Reading the frame carefully, the storefront carries an unusually complete cross-section of early-1940s dry-goods / general-store advertising:

On the porch posts and railing (visible at left):

  • Porcelain-enamel “GARRETT’S Richer and Milder SNUFF” sign (Garrett Snuff Mills, Philadelphia).
  • Porcelain-enamel “HONEST Mild and Mellow SNUFF” sign (American Snuff Co.).
  • Two tall RC Cola bottle-shaped advertising cutouts mounted to the porch posts.

On the window glass (center):

  • Hand-lettered Spanish-language “ESPAUDA Health Club / Conserve su…” sign — see location note above.
  • Window display items including cardboard cutouts and a “LOOK 25¢” magazine.

Through the door-glass and side window (right-of-center):

  • UNION LEADER” tobacco poster
  • Chesterfield” cigarette advertisement
  • UNION STANDARD” chewing tobacco sign
  • BUGLER” roll-your-own tobacco sign
  • Another “UNION LEADER” and what appears to be a “RIPPLE” sign at the right edge.

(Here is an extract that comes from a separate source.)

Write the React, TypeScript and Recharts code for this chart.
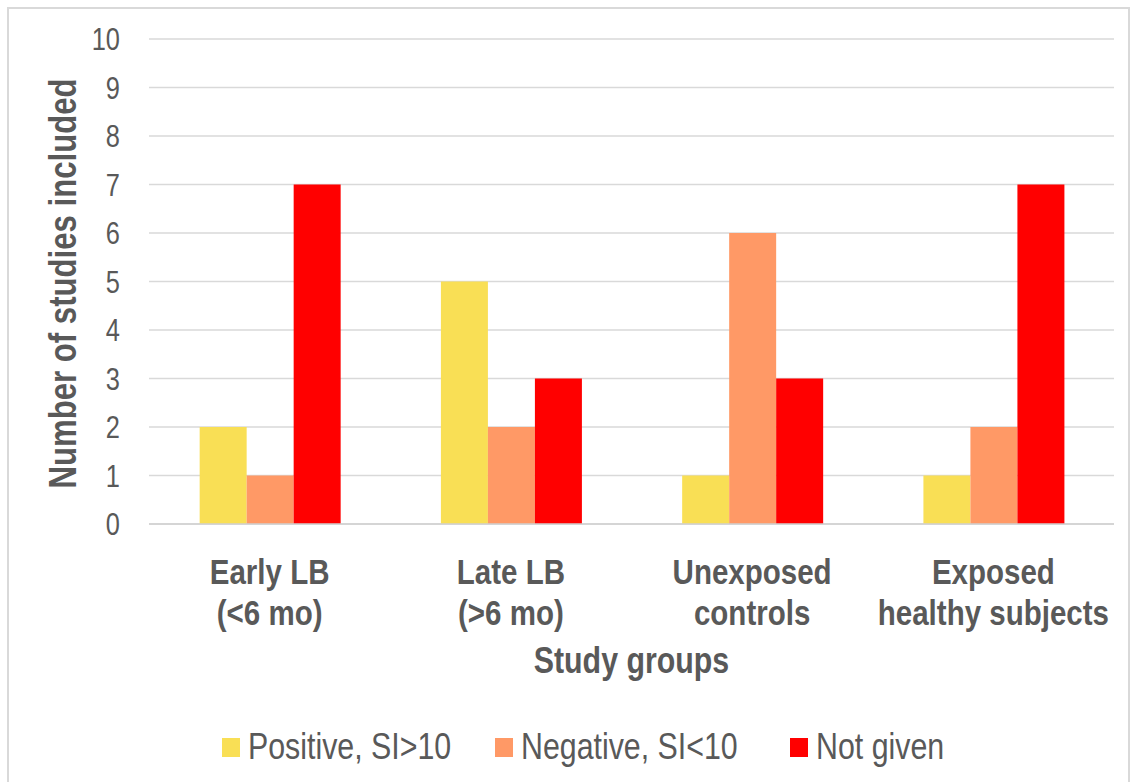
import { BarChart, Bar, XAxis, YAxis, CartesianGrid, Legend } from 'recharts'

const FONT = "'Liberation Sans', Arial, sans-serif"
const TEXT = '#595959'
// no narrow face is installed, so texts are squeezed to the Arial Narrow width
const NARROW = 0.82

const categories = ['Early LB\n(<6 mo)', 'Late LB\n(>6 mo)', 'Unexposed\ncontrols', 'Exposed\nhealthy subjects']
const positive = [2, 5, 1, 1]
const negative = [1, 2, 6, 2]
const notGiven = [7, 3, 3, 7]
const yTicks = [0, 1, 2, 3, 4, 5, 6, 7, 8, 9, 10]

const SERIES = [
  { key: 'positive', name: 'Positive, SI>10', color: '#F9DF55' },
  { key: 'negative', name: 'Negative, SI<10', color: '#FF9966' },
  { key: 'notGiven', name: 'Not given', color: '#FF0000' },
]

const data = categories.map((c, i) => ({
  group: c,
  positive: positive[i],
  negative: negative[i],
  notGiven: notGiven[i],
}))

function GroupTick({ x, y, payload }: { x?: number; y?: number; payload?: { value: string } }) {
  const lines = (payload?.value ?? '').split('\n')
  return (
    <g transform={`translate(${x}, ${y}) scale(${NARROW}, 1)`}>
      <text x={0} y={0} textAnchor="middle" fill={TEXT} fontFamily={FONT} fontWeight="bold" fontSize={36}>
        {lines.map((l, i) => (
          <tspan key={i} x={0} y={58 + i * 41}>{l}</tspan>
        ))}
      </text>
    </g>
  )
}

function ValueTick({ x, y, payload }: { x?: number; y?: number; payload?: { value: number } }) {
  return (
    <g transform={`translate(${x}, ${y}) scale(${NARROW}, 1)`}>
      <text x={0} y={0} dy="0.36em" textAnchor="end" fill={TEXT} fontFamily={FONT} fontSize={31}>
        {payload?.value}
      </text>
    </g>
  )
}

function YLabel({ viewBox }: { viewBox?: { x: number; y: number; width: number; height: number } }) {
  if (!viewBox) return null
  const cx = viewBox.x + 76
  const cy = viewBox.y + viewBox.height / 2 + 2
  return (
    <g transform={`translate(${cx}, ${cy}) rotate(-90) scale(${NARROW}, 1)`}>
      <text x={0} y={0} textAnchor="middle" fill={TEXT} fontFamily={FONT} fontWeight="bold" fontSize={38}>
        Number of studies included
      </text>
    </g>
  )
}

function XLabel({ viewBox }: { viewBox?: { x: number; y: number; width: number; height: number } }) {
  if (!viewBox) return null
  const cx = viewBox.x + viewBox.width / 2
  const cy = viewBox.y + 149
  return (
    <g transform={`translate(${cx}, ${cy}) scale(${NARROW}, 1)`}>
      <text x={0} y={0} textAnchor="middle" fill={TEXT} fontFamily={FONT} fontWeight="bold" fontSize={37}>
        Study groups
      </text>
    </g>
  )
}

// widths fix where each legend square lands
const LEGEND_WIDTHS = [273, 295, 200]

function LegendBox() {
  return (
    <div style={{ display: 'flex', alignItems: 'center', height: 70, paddingLeft: 222, fontFamily: FONT }}>
      {SERIES.map((s, i) => (
        <div key={s.key} style={{ display: 'flex', alignItems: 'center', width: LEGEND_WIDTHS[i] }}>
          <span style={{ display: 'inline-block', width: 18, height: 19, background: s.color, marginRight: 8, flexShrink: 0 }} />
          <span
            style={{
              fontSize: 37,
              color: TEXT,
              whiteSpace: 'nowrap',
              display: 'inline-block',
              transform: `scaleX(${NARROW})`,
              transformOrigin: 'left center',
            }}
          >
            {s.name}
          </span>
        </div>
      ))}
    </div>
  )
}

export default function App() {
  return (
    <div style={{ position: 'absolute', left: 0, top: 0, width: 1135, height: 782, overflow: 'hidden', background: '#fff' }}>
      <div
        style={{
          position: 'absolute',
          left: 7,
          top: 7,
          width: 1119,
          height: 900,
          border: '2px solid #d9d9d9',
        }}
      />
      <div style={{ position: 'absolute', left: 0, top: 0 }}>
        <BarChart
          width={1135}
          height={782}
          data={data}
          margin={{ top: 39, right: 21, bottom: 0, left: 0 }}
          barCategoryGap="21%"
          barGap={0}
        >
          <CartesianGrid vertical={false} stroke="#d9d9d9" strokeWidth={1.5} />
          <XAxis
            dataKey="group"
            interval={0}
            height={188}
            tickSize={0}
            tickLine={false}
            axisLine={{ stroke: '#d0d0d0', strokeWidth: 1.5 }}
            tick={<GroupTick />}
            label={<XLabel />}
          />
          <YAxis
            width={149}
            domain={[0, 10]}
            ticks={yTicks}
            interval={0}
            axisLine={false}
            tickLine={false}
            tickSize={0}
            tickMargin={29}
            tick={<ValueTick />}
            label={<YLabel />}
          />
          <Legend
            verticalAlign="bottom"
            height={70}
            content={<LegendBox />}
            wrapperStyle={{ left: 0, width: 1135, height: 70 }}
          />
          {SERIES.map((s) => (
            <Bar key={s.key} dataKey={s.key} name={s.name} fill={s.color} isAnimationActive={false} />
          ))}
        </BarChart>
      </div>
    </div>
  )
}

On the low porch railing facing the street (the project-relevant signs):

  • Ask for the best / TINSLEY’S / NATURAL LEAF” — Tinsley’s Natural Leaf tobacco, Winston-Salem.
  • The H AND H COFFEE porcelain-enamel sign — a large rectangular dark-ground panel with big white serif “H AND H” type in the familiar project-matching H and H style, and “Coffee” in white script below, mounted squarely on the porch railing facing the street. In type, proportion, and palette it matches the other H and H Coffee porcelain signs documented elsewhere on this site.

At far right:

  • A gravity-feed visible gasoline pump — the kind of tall curbside pump with a glass-cylinder metering tower that was standard at rural stores through the 1930s and into the 1940s — with a small framed photograph affixed to its tank.
  • The rear fender and running board of a late-1930s automobile parked against the porch.

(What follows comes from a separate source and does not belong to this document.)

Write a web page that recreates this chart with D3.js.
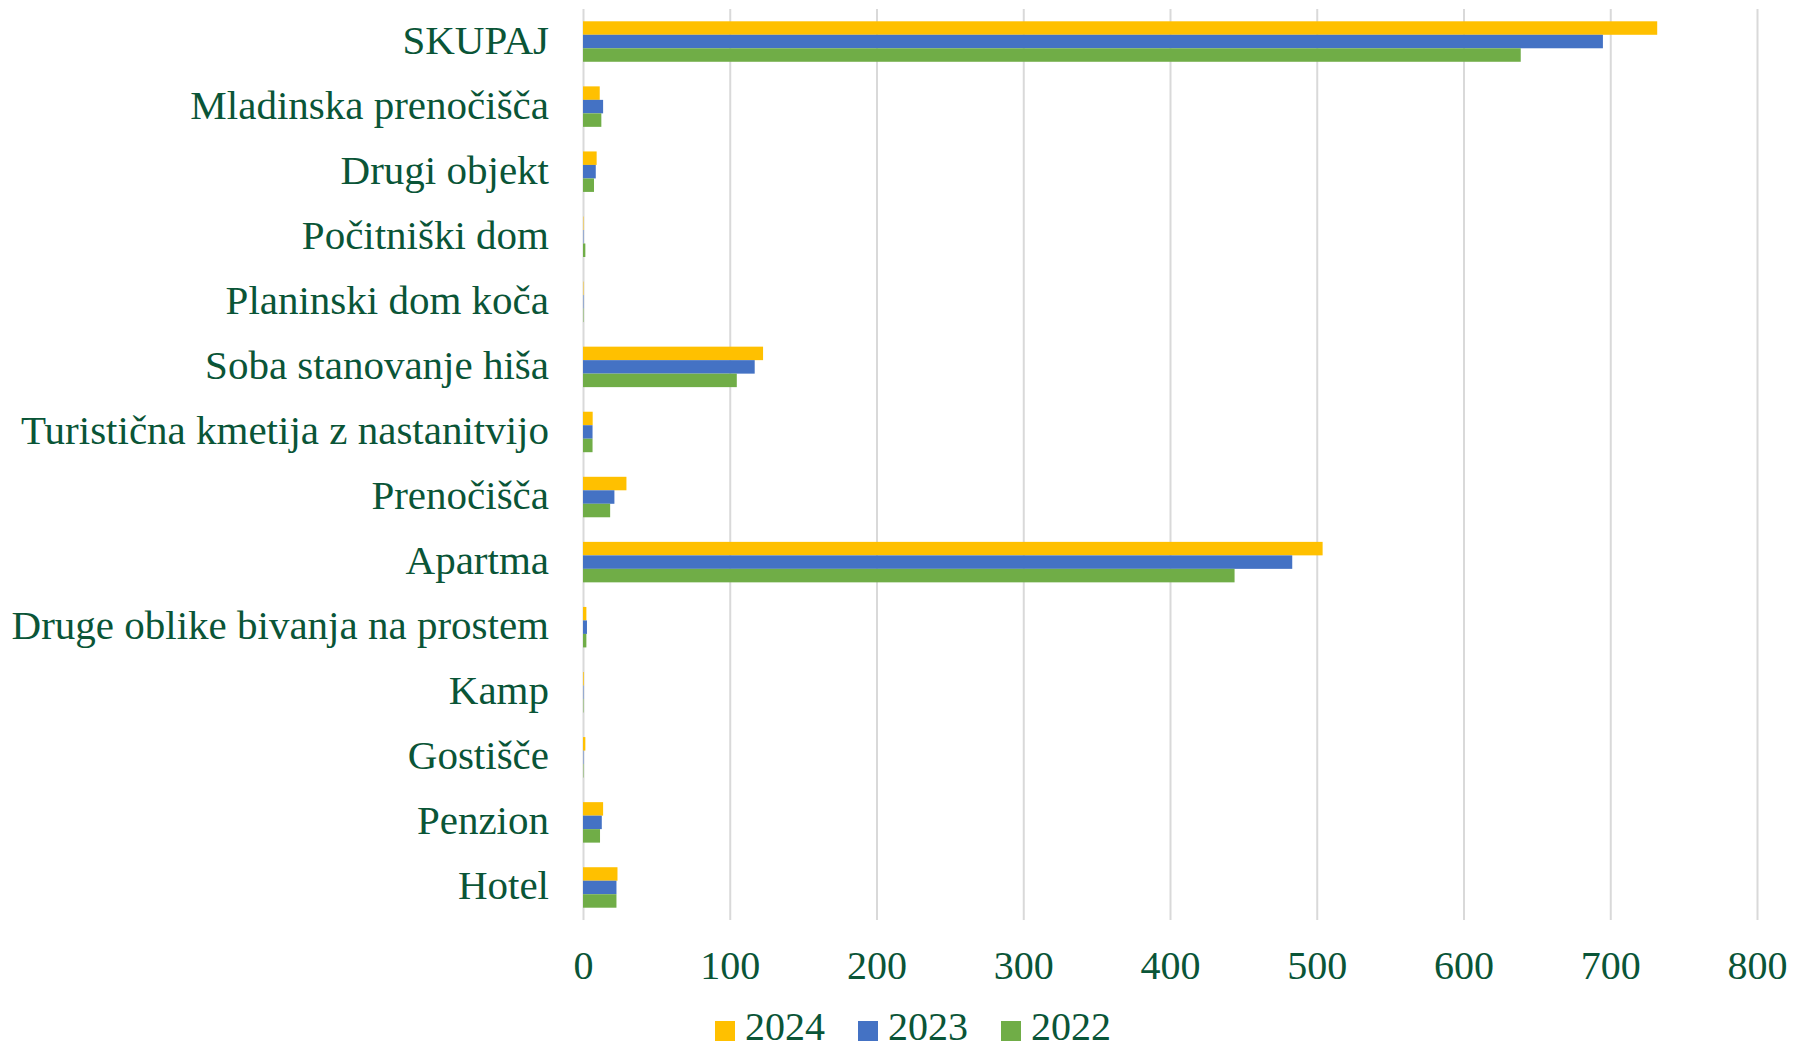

The human subject: an older mustachioed gentleman in a pale fedora, dark jacket over a white shirt, light trousers, and dark shoes, sitting on the raised wooden porch with his left leg crossed over his right and his right arm resting on his knee, looking off to his left — an anchor figure of the kind FSA/OWI photographers routinely composed into their general-store frames as a human measure of the commercial space.

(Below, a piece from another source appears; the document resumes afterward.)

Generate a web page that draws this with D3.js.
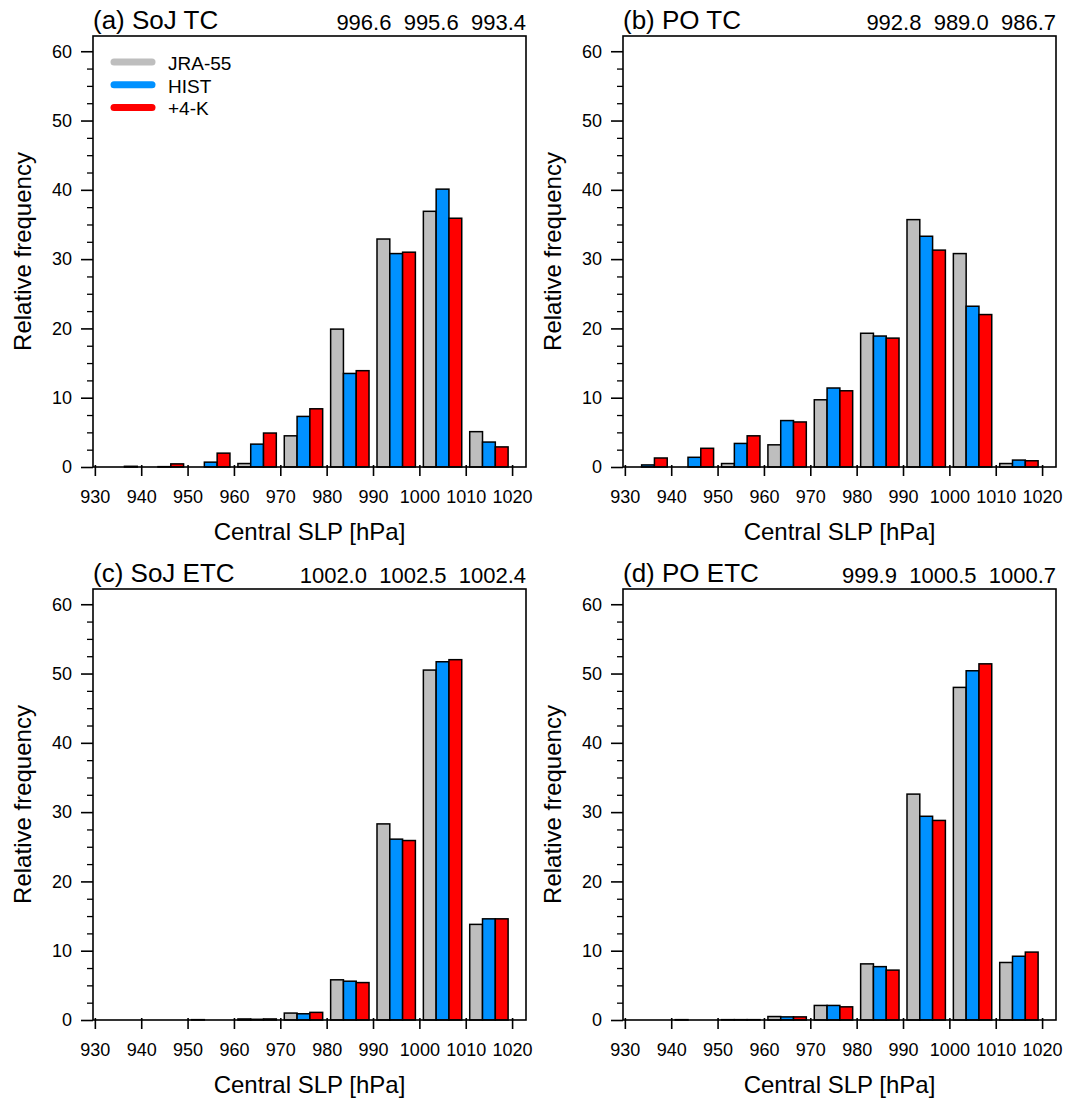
<!DOCTYPE html>
<html>
<head>
<meta charset="utf-8">
<script src="https://cdn.jsdelivr.net/npm/d3@7"></script>
<style>
  html, body { margin: 0; padding: 0; background: #fff; }
  svg { display: block; font-family: "Liberation Sans", Arial, Helvetica, sans-serif; }
</style>
</head>
<body>
<svg id="chart" width="1068" height="1099"></svg>
<script>
// ---- Data ----
const bins = [930, 940, 950, 960, 970, 980, 990, 1000, 1010];
const xTicks = [930, 940, 950, 960, 970, 980, 990, 1000, 1010, 1020];
const yTicks = [0, 10, 20, 30, 40, 50, 60];
const seriesNames = ["JRA-55", "HIST", "+4-K"];
const seriesColors = ["#bebebe", "#0091ff", "#ff0000"];

const sojTC_JRA  = [0, 0, 0, 0.5, 4.5, 19.9, 32.9, 36.9, 5.1];
const sojTC_HIST = [0, 0.05, 0.7, 3.3, 7.3, 13.5, 30.8, 40.1, 3.6];
const sojTC_4K   = [0.1, 0.45, 2.0, 4.9, 8.4, 13.9, 31.0, 35.9, 2.9];

const poTC_JRA  = [0, 0, 0.5, 3.2, 9.7, 19.3, 35.7, 30.8, 0.5];
const poTC_HIST = [0.3, 1.4, 3.4, 6.7, 11.4, 18.9, 33.3, 23.2, 1.0];
const poTC_4K   = [1.3, 2.7, 4.5, 6.5, 11.0, 18.6, 31.3, 22.0, 0.9];

const sojETC_JRA  = [0, 0, 0.05, 0.15, 1.0, 5.8, 28.3, 50.5, 13.8];
const sojETC_HIST = [0, 0, 0, 0.1, 0.9, 5.6, 26.1, 51.7, 14.6];
const sojETC_4K   = [0, 0, 0, 0.15, 1.1, 5.4, 25.9, 52.0, 14.6];

const poETC_JRA  = [0, 0.05, 0.05, 0.5, 2.1, 8.1, 32.6, 48.0, 8.3];
const poETC_HIST = [0, 0, 0.05, 0.45, 2.1, 7.7, 29.4, 50.4, 9.2];
const poETC_4K   = [0, 0, 0.05, 0.45, 1.9, 7.2, 28.8, 51.4, 9.8];

const panelTitles = ["(a) SoJ TC", "(b) PO TC", "(c) SoJ ETC", "(d) PO ETC"];
const panelMeans = ["996.6  995.6  993.4", "992.8  989.0  986.7", "1002.0  1002.5  1002.4", "999.9  1000.5  1000.7"];
const panelData = [
  [sojTC_JRA, sojTC_HIST, sojTC_4K],
  [poTC_JRA, poTC_HIST, poTC_4K],
  [sojETC_JRA, sojETC_HIST, sojETC_4K],
  [poETC_JRA, poETC_HIST, poETC_4K]
];

// ---- Layout ----
const frames = [
  {x0: 93, x1: 526, y0: 36, y1: 467},
  {x0: 623, x1: 1056, y0: 36, y1: 467},
  {x0: 93, x1: 526, y0: 589, y1: 1020},
  {x0: 623, x1: 1056, y0: 589, y1: 1020}
];
const barW = 2.76;

const svg = d3.select("#chart");

frames.forEach((f, p) => {
  const x = d3.scaleLinear().domain([929.6, 1023]).range([f.x0, f.x1]);
  const y = d3.scaleLinear().domain([0, 62.2]).range([f.y1, f.y0]);
  const g = svg.append("g");

  // bars
  panelData[p].forEach((vals, s) => {
    g.selectAll(null)
      .data(bins.map((b, i) => ({b, v: vals[i]})).filter(d => d.v > 0))
      .enter().append("rect")
      .attr("x", d => x(d.b + 5 + (s - 1) * barW - barW / 2))
      .attr("width", d => x(d.b + barW) - x(d.b))
      .attr("y", d => y(d.v))
      .attr("height", d => y(0) - y(d.v))
      .attr("fill", seriesColors[s])
      .attr("stroke", "#000")
      .attr("stroke-width", 1.5);
  });

  // frame
  g.append("rect")
    .attr("x", f.x0).attr("y", f.y0)
    .attr("width", f.x1 - f.x0).attr("height", f.y1 - f.y0)
    .attr("fill", "none").attr("stroke", "#000").attr("stroke-width", 1.6);

  // x axis
  const xAxis = d3.axisBottom(x).tickValues(xTicks).tickSize(9).tickPadding(14).tickFormat(d3.format("d"));
  const xa = g.append("g").attr("transform", `translate(0,${f.y1})`).call(xAxis);
  xa.select(".domain").remove();
  xa.selectAll(".tick line").attr("stroke", "#000").attr("stroke-width", 1.6).attr("y1", -2);
  xa.selectAll(".tick text").attr("font-size", 18).attr("font-family", "Liberation Sans, Arial, sans-serif").attr("fill", "#000");

  // y axis minor
  const minor = d3.range(0, 62.2, 2.5).filter(v => v % 10 !== 0);
  const yMinor = d3.axisLeft(y).tickValues(minor).tickSize(6).tickFormat("");
  const ym = g.append("g").attr("transform", `translate(${f.x0},0)`).call(yMinor);
  ym.select(".domain").remove();
  ym.selectAll(".tick line").attr("stroke", "#000").attr("stroke-width", 1.3);

  // y axis major
  const yAxis = d3.axisLeft(y).tickValues(yTicks).tickSize(12).tickPadding(9).tickFormat(d3.format("d"));
  const ya = g.append("g").attr("transform", `translate(${f.x0},0)`).call(yAxis);
  ya.select(".domain").remove();
  ya.selectAll(".tick line").attr("stroke", "#000").attr("stroke-width", 1.6);
  ya.selectAll(".tick text").attr("font-size", 18).attr("font-family", "Liberation Sans, Arial, sans-serif").attr("fill", "#000");

  // axis titles
  g.append("text")
    .attr("x", (f.x0 + f.x1) / 2).attr("y", f.y1 + 73)
    .attr("text-anchor", "middle").attr("font-size", 24)
    .text("Central SLP [hPa]");
  g.append("text")
    .attr("transform", `translate(${f.x0 - 62},${(f.y0 + f.y1) / 2}) rotate(-90)`)
    .attr("text-anchor", "middle").attr("font-size", 24)
    .text("Relative frequency");

  // panel title + means
  g.append("text")
    .attr("x", f.x0).attr("y", f.y0 - 7)
    .attr("font-size", 26)
    .text(panelTitles[p]);
  g.append("text")
    .attr("x", f.x1).attr("y", f.y0 - 6)
    .attr("text-anchor", "end").attr("font-size", 22)
    .style("white-space", "pre")
    .text(panelMeans[p]);

  // legend in panel (a)
  if (p === 0) {
    seriesNames.forEach((name, s) => {
      const ly = f.y0 + 26 + s * 22.7;
      g.append("line")
        .attr("x1", f.x0 + 21).attr("x2", f.x0 + 59)
        .attr("y1", ly).attr("y2", ly)
        .attr("stroke", seriesColors[s]).attr("stroke-width", 7)
        .attr("stroke-linecap", "round");
      g.append("text")
        .attr("x", f.x0 + 75).attr("y", ly + 8)
        .attr("font-size", 19)
        .text(name);
    });
  }
});
</script>
</body>
</html>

Why this matters for H and H

The Reference gallery already carries one in-situ retail-use photograph of an H and H Coffee sign in the wild — the Oriental Cafe and Bar, San Antonio street frame, where the “Serving H&H Coffee” sign appears above a cafe marquee in downtown San Antonio. This new frame is the rural, Tejano-community counterpart to that urban cafe documentation:

  • Sign format: the Oriental Cafe frame shows a painted marquee/awning sign above a city cafe; this frame shows a portable porcelain-enamel rail-mounted sign on the porch of a country store. Between them we now have H&H documented in two distinct sign formats in two distinct retail environments of the same period.
  • Market reach: the pair documents H and H Coffee’s distribution into both urban (downtown San Antonio) and rural (South Texas Tejano general-store) retail in the same era. For a firm whose Delaware Street plant was in San Antonio and whose delivery trucks are separately documented in the Reference gallery, this is a visible piece of commercial reach — Tejano rural stores were a real part of the customer base.
  • Sign variant documentation: the museum collection already holds a cardboard H and H Coffee sign. This photograph documents the porcelain-enamel / painted-metal variant of the H&H Coffee storefront sign, in use, on a real porch. It complements the cardboard version as a different point-of-sale vehicle for the same brand identity.

The frame also ties into the 1932 San Antonio Sunday Light factory announcement added to the Collection the week before this one: the 1932 article talks about the Delaware Street plant being built to serve San Antonio and the surrounding trade territory. Ten years later, this photograph shows exactly that trade territory — H&H Coffee branded and sold on the porch of a rural South Texas Tejano general store — in the same visual language FSA photographers used to document that whole Texas economy.

Open questions

  1. Attribution. Is this an FSA or OWI photograph (Library of Congress), a news photograph, or from another archive? The stylistic match is strong; the documentary match has not been confirmed from source. If you recognize the frame or know the photographer, the contact page is the right place.
  2. Location. The storefront is somewhere in a South Texas Tejano community; the specific town, store, and proprietor are not yet known.
  3. “ESPAUDA Health Club.” The first word on the Spanish-language window sign is hand-lettered and slightly uncertain; corrections welcome.
  4. The seated man. Unidentified; if this image turns out to be an FSA/OWI frame, a LOC caption may name him.

Black-and-white documentary photograph, in the manner of early-1940s Farm Security Administration / Office of War Information work, of a South Texas Tejano general-store porch — an older mustachioed gentleman in a pale fedora sits on the raised wooden porch against a storefront densely papered with period commercial signage: porcelain-enamel Garrett's and Honest snuff signs and tall RC Cola bottle-shaped advertising cutouts on the porch posts at left, a hand-lettered Spanish-language "ESPAUDA Health Club / Conserve su..." window sign and a "LOOK 25¢" magazine in the window display, through the door-glass Chesterfield and Union Leader and Union Standard and Bugler and Ripple tobacco ads, a Tinsley's Natural Leaf tobacco sign and a large dark-ground porcelain-enamel "H AND H Coffee" sign mounted on the low porch railing facing the street, and at the right a gravity-feed visible gasoline pump with the rear fender of a late-1930s automobile — and at the left edge a Spanish-language movie poster for the ALAMO theater reading MUJER MEXICANA / ELVA SALCEDO / J.J. MARTINEZ CASADO / MARGARITA CORTES, dating the frame to 1942 or shortly after.